Não por acaso, a notícia sobre a saída de São Paulo do PNLD se soma à portaria divulgada pela Secretaria de Educação do estado, estabelecendo “apoio presencial, em sala de aula”, por parte da gestão escolar. A medida da Coordenadoria Pedagógica determina que, pelo menos duas vezes por semana, as aulas terão que ser monitoradas, inclusive com a produção de relatórios. Além disso, professores e estudantes da rede estadual de ensino amanheceram, na última quinta-feira (10), com um aplicativo do governo do estado instalado em seus aparelhos de telefone celular sem seu consentimento.

“Estamos vivendo momentos que não exatamente novos, porque eles já foram ensaiados alguns anos atrás, mas voltam com alguma forma”, considerou Allysson, ressaltando que a educação, de novo, é a “bola da vez”. “A disputa pela educação, que já apontávamos quatro anos atrás, é justamente a disputa pela ideologização, que nunca esteve conosco propriamente, em que pese muitos acusarem os professores, de forma completamente descabida”, expôs o diretor da Contee.

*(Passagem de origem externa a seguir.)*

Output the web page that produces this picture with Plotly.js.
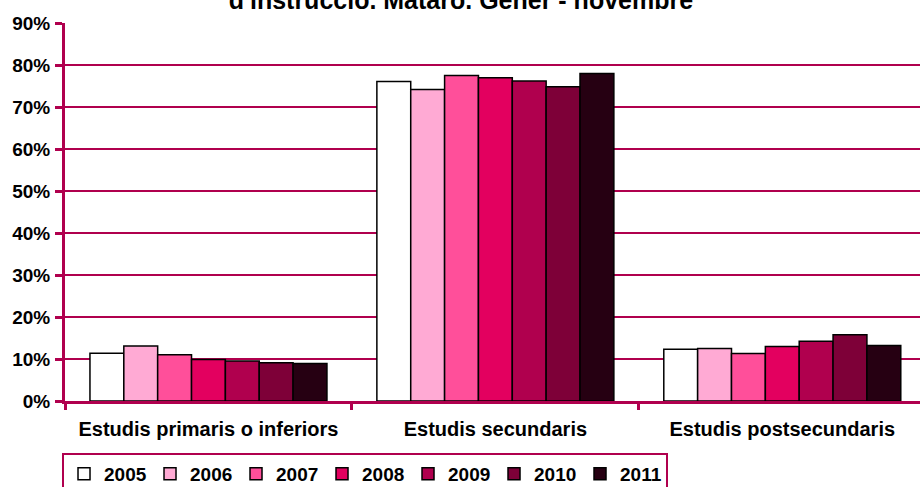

“A rigor, a doutrinação vem em ações como essas: quando você invade a privacidade, quando instala aplicativo, quando desconsidera as liberdades individuais, quando desconsidera os pactos feitos, como o do Programa Nacional do Livro Didático, e tenta, pela via de uma politização de fato, fazer uma mudança estruturante na educação do estado de São Paulo, a partir do material didático a ser oferecido aos estudantes. Enxergamos aí algo que é muitíssimo perigoso, porque mexe de maneira equivocada, não republicana e autoritária com algo muito caro para a sociedade brasileira, que é o trato com a educação.”